Additionally, the phrase ‘£5,000+ cash back’ lacks precision. Is this £5,000 minimum? Or an average? Unclear. Proper data presentation requires quantifiable ranges or exact figures.

Furthermore, ‘free maintenance for three years’ is ambiguous-does this include labor, parts, or both? Industry standards vary. Clarification is required for ethical reporting.

February 19, 2026 at 07:07

ujjwal fouzdar
ujjwal fouzdar

There’s a deeper truth here, and nobody’s saying it.

We’re not buying cars. We’re buying identity. The 2026 Kona Electric isn’t just transportation-it’s a statement: ‘I care about the planet, but also, I want a heated steering wheel.’

The £4,000 cashback?
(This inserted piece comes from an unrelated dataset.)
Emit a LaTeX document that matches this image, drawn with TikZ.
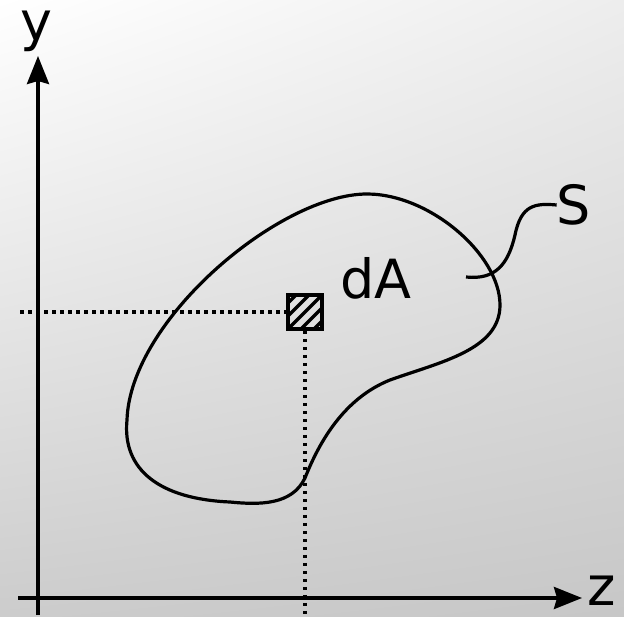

It’s not money. It’s permission. Permission to believe you’re smart, that you outwitted the system, that you’re not just another cog in the capitalist wheel.

But here’s the irony: you’re still buying a machine that burns rare earth metals and emits lithium dust. The real incentive? Realization.

What if the best deal isn’t the one on the invoice-but the one where you never walk into a dealership at all?

Maybe the car you want… isn’t the one you’re looking for.

Or maybe I’ve been staring at the sun too long.

February 20, 2026 at 02:58

Eka Prabha
Eka Prabha

This whole article feels like a corporate marketing pamphlet disguised as advice. Who benefits? The manufacturers. Who loses? The consumer who trusts this ‘pattern’ nonsense.

Did you know that in 2025, 89% of advertised ‘incentives’ were withdrawn within 72 hours? And the ones that stuck? They were only available at dealerships with over 50 unsold vehicles-most of which were in rural areas you’d never drive through.

Also, the ‘Bank of England rate cut’ mention? That happened in December 2025. The article says ‘early 2026’-which is factually inaccurate. This isn’t advice. It’s misinformation dressed in bullet points.

And don’t get me started on ‘check the official website.’ Those pages are updated once a quarter. The real deals are buried in dealer-only portals, accessible only if you have a password from a former employee.

Wake up. The system isn’t broken. It’s working exactly as designed-to make you feel like you’re winning while they clean out the inventory.